Empathy Is A Wild Thing. It Isn’t Something That We Hit On And Off When We Want To; Instead It Seems To Be That Empathy Only Comes Online When Our Whole Selves Feel Safe.
The thing is before this moment where I felt empathy so intensely and so beautifully, I hadn’t been present with myself. I hadn’t paused with my experience, I hadn’t listened to my heartspace or tapped into my own needs. How could I feel the sadness, excitement, anger, or fear of my friends if I hadn’t really held it for myself? How could I have the capacity to hold space for someone else’s experience when so much of my body's system was constantly on guard and in overdrive, working so hard to take care of the emotions I had that felt so big, huge, and overwhelming.
When We Lean Into Our Needs, When We Take Care Of Our Central Nervous System, When We Find A Rhythm Of Pausing With Ourselves, That Seems To Be When Empathy Comes Into View. That Seems To Be When Empathy Becomes A Felt And Embodied Sense.
It’s completely opposite to how so many of us have been taught to live our lives. I used to think I had to take care of others first in order to live a life of meaning and reciprocity. But I’ve learned that the good ol’ airplane safety message about putting our own oxygen masks on first might hold a fair amount of wisdom. I wonder if taking care of others first sometimes leads to taking care of others less eventually. I wonder if it sometimes leads our central nervous systems to go haywire and empathy to move offline. I wonder if this might be where burnout and compassion fatigue move in.

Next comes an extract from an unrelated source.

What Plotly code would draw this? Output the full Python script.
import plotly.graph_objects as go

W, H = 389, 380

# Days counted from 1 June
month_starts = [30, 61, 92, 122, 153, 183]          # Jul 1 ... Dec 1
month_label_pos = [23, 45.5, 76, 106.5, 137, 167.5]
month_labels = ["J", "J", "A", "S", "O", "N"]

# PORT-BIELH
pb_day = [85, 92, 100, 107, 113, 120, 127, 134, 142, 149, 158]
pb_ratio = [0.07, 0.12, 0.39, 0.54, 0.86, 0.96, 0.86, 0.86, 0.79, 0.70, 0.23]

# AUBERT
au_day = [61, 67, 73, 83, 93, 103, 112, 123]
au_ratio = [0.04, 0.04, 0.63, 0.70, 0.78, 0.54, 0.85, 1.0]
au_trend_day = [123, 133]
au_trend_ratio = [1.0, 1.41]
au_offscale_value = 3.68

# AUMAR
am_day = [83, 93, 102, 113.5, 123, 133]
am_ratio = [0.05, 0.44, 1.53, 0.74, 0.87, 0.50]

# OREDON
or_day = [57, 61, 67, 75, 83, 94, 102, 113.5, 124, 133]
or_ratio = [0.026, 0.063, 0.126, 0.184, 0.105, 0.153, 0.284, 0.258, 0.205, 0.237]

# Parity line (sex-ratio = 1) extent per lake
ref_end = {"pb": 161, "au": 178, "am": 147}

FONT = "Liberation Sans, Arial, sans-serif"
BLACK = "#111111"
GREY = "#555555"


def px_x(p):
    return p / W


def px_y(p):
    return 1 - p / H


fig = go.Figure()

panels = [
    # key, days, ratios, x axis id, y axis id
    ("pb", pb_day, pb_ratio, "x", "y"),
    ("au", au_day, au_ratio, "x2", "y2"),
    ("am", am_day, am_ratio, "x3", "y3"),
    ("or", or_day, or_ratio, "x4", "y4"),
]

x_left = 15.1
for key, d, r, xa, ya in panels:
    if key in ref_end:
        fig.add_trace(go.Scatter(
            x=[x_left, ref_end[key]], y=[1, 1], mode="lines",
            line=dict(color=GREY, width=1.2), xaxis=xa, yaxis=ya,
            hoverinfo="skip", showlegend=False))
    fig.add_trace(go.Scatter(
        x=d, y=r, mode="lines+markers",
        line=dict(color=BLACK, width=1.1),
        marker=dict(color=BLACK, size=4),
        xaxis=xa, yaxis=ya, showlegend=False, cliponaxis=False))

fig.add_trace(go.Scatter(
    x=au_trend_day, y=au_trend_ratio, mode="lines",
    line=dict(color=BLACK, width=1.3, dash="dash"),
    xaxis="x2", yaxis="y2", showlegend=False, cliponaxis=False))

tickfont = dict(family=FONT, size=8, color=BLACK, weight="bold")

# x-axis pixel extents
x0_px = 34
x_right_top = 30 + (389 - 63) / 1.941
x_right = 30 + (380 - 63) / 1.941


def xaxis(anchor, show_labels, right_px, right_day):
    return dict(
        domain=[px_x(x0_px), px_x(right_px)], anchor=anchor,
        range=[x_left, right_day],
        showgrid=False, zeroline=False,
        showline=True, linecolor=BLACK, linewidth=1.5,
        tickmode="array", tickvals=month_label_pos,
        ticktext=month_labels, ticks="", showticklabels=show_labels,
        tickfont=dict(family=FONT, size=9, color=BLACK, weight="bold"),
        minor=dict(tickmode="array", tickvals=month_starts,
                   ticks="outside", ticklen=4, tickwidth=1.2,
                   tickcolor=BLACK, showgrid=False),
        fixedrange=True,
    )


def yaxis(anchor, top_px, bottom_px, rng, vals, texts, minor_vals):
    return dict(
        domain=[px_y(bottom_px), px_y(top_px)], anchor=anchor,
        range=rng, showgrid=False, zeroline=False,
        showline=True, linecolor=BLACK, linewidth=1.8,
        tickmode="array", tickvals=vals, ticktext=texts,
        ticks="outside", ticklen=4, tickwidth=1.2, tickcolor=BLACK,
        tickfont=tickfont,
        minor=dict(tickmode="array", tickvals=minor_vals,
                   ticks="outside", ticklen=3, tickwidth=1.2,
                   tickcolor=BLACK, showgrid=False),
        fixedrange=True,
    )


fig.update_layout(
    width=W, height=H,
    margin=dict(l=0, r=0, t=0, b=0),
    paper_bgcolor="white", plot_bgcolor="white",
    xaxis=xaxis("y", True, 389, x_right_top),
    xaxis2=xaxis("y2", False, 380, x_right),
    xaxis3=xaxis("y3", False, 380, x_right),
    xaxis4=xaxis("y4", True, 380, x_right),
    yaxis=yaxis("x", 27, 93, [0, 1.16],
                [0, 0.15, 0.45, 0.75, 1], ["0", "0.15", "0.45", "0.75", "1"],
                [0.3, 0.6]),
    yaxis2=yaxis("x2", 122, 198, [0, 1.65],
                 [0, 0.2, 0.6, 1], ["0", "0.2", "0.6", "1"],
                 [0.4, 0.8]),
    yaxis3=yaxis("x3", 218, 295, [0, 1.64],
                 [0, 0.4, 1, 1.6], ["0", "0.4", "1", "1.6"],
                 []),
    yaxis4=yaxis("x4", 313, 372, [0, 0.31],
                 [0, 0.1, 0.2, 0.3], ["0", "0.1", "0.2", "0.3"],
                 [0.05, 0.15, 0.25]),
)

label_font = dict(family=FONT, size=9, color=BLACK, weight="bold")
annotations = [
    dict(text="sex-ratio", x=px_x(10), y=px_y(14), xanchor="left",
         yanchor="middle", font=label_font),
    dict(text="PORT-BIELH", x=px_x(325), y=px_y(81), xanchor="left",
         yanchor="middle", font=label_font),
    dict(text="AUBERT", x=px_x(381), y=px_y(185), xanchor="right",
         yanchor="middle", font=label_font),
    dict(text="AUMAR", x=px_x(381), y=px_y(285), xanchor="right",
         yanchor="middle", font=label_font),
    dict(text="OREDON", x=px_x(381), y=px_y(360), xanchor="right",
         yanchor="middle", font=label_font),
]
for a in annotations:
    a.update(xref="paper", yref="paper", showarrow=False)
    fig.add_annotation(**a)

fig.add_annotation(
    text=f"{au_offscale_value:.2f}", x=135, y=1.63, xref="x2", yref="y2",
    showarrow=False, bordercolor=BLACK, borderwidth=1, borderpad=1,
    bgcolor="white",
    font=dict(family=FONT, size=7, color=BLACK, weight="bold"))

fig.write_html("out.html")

Instead I’ve learned for myself and the human beings I work with, that when we slow down and become aware of our needs, we build a neuroception of safety.

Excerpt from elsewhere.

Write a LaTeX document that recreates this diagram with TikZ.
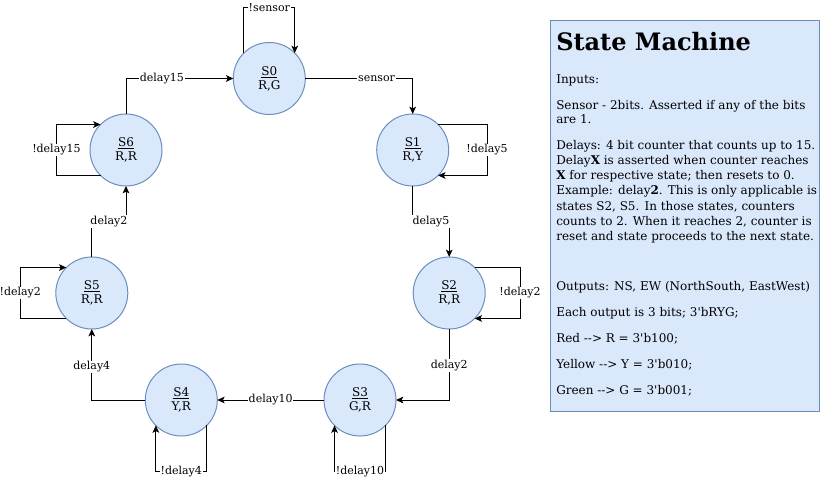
\documentclass[tikz,border=0pt]{standalone}
\usepackage{fontspec}
\setmainfont{DejaVu Serif}[Ligatures=TeXOff]
\usetikzlibrary{arrows.meta,calc}
\definecolor{stfill}{HTML}{DAE8FC}
\definecolor{stdraw}{HTML}{6C8EBF}
\begin{document}
\begin{tikzpicture}[x=0.75pt,y=-0.75pt,
  state/.style={circle,draw=stdraw,fill=stfill,minimum size=54pt,inner sep=0pt,outer sep=0pt,align=center,font=\fontsize{9}{10.5}\selectfont,line width=0.75pt},
  arr/.style={draw=black,line width=0.75pt,-{Stealth[length=5.5pt,width=5pt,inset=1.3pt]}},
  lbl/.style={fill=white,inner sep=0.6pt,font=\fontsize{8.25}{9.9}\selectfont},
  body/.style={anchor=base west,inner sep=0pt,font=\fontsize{9}{10.8}\selectfont},
  infobox/.style={draw=stdraw,fill=stfill,line width=0.75pt,inner sep=0pt,outer sep=0pt,anchor=north west}]

\useasboundingbox (0,0) rectangle (821,481);

% states
\node[state] (s0) at (269.3,78.5) {\underline{S0}\\R,G};
\node[state] (s1) at (412.7,150) {\underline{S1}\\R,Y};
\node[state] (s2) at (449.2,293) {\underline{S2}\\R,R};
\node[state] (s3) at (360,400) {\underline{S3}\\G,R};
\node[state] (s4) at (181.3,400) {\underline{S4}\\Y,R};
\node[state] (s5) at (91.8,293) {\underline{S5}\\R,R};
\node[state] (s6) at (126,150) {\underline{S6}\\R,R};

% helper coordinates
\coordinate (s0lp) at (269.3,7.3);
\coordinate (s1lp) at (487,150);
\coordinate (s2lp) at (520,293);
\coordinate (s3lp) at (360,471.7);
\coordinate (s4lp) at (181.3,471.7);
\coordinate (s5lp) at (20.3,293);
\coordinate (s6lp) at (56.4,150);
\coordinate (mid) at (0,221.6);

% transitions
\draw[arr] (s6.north) |- node[lbl,pos=0.667]{delay15} (s0.west);
\draw[arr] (s0.east) -| node[lbl,pos=0.332]{sensor} (s1.north);
\draw[arr] (s1.south) -- (s1.south |- mid) -- node[lbl]{delay5} (s2.north |- mid) -- (s2.north);
\draw[arr] (s2.south) |- node[lbl,pos=0.256]{delay2} (s3.east);
\draw[arr] (s3.west) -- node[lbl]{delay10} (s4.east);
\draw[arr] (s4.west) -| node[lbl,pos=0.734]{delay4} (s5.south);
\draw[arr] (s5.north) -- (s5.north |- mid) -- node[lbl]{delay2} (s6.south |- mid) -- (s6.south);

% self loops
\draw[arr] (s0.135) -- (s0.135 |- s0lp) -- node[lbl]{!sensor} (s0.45 |- s0lp) -- (s0.45);
\draw[arr] (s1.45) -- (s1.45 -| s1lp) -- node[lbl]{!delay5} (s1.-45 -| s1lp) -- (s1.-45);
\draw[arr] (s2.45) -- (s2.45 -| s2lp) -- node[lbl]{!delay2} (s2.-45 -| s2lp) -- (s2.-45);
\draw[arr] (s3.-45) -- (s3.-45 |- s3lp) -- node[lbl]{!delay10} (s3.-135 |- s3lp) -- (s3.-135);
\draw[arr] (s4.-45) -- (s4.-45 |- s4lp) -- node[lbl]{!delay4} (s4.-135 |- s4lp) -- (s4.-135);
\draw[arr] (s5.-135) -- (s5.-135 -| s5lp) -- node[lbl]{!delay2} (s5.135 -| s5lp) -- (s5.135);
\draw[arr] (s6.-135) -- (s6.-135 -| s6lp) -- node[lbl]{!delay15} (s6.135 -| s6lp) -- (s6.135);

% info box
\node[infobox,minimum width=202pt,minimum height=292.5pt] (info) at (550.5,21) {};
\node[anchor=base west,inner sep=0pt,font=\fontsize{18}{21.6}\selectfont\bfseries] (title) at (556,50.5) {State Machine};
\node[body] (t1) at (556,83.5) {Inputs:};
\node[body] (t2) at (556,109.5) {Sensor - 2bits. Asserted if any of the bits};
\node[body] (t3) at (556,124) {are 1.};
\node[body] (t4) at (556,150) {Delays: 4 bit counter that counts up to 15.};
\node[body] (t5) at (556,165) {Delay\textbf{X} is asserted when counter reaches};
\node[body] (t6) at (556,180) {\textbf{X} for respective state; then resets to 0.};
\node[body] (t7) at (556,195) {Example: delay\textbf{2}. This is only applicable is};
\node[body] (t8) at (556,210) {states S2, S5. In those states, counters};
\node[body] (t9) at (556,225) {counts to 2. When it reaches 2, counter is};
\node[body] (t10) at (556,240) {reset and state proceeds to the next state.};
\node[body] (t11) at (556,290) {Outputs: NS, EW (NorthSouth, EastWest)};
\node[body] (t12) at (556,316) {Each output is 3 bits; 3'bRYG;};
\node[body] (t13) at (556,342) {Red -{}-> R = 3'b100;};
\node[body] (t14) at (556,368) {Yellow -{}-> Y = 3'b010;};
\node[body] (t15) at (556,394) {Green -{}-> G = 3'b001;};
\end{tikzpicture}
\end{document}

And it’s when we have that neuroception of safety that our capacity for empathy comes online. It’s from this space that our other-centred awareness comes into view more naturally. Instead of trying so hard to care for others more than ourselves, the care and concern for others becomes our felt sense and experience. It’s trying less and pausing more. It’s doing less and being more.
Empathy is hardwired into being human for so many of us and I am in constant awe of the neuroscience around it, the way it draws humans into connection, and the way in which it calls people to action in their lives. But right now, more than the rest, I am in awe of how connected this self-attunement and other-attunement is. That it’s almost as if we can’t take care of others unless we also take care of ourselves. I just think that’s a wild and beautiful thing.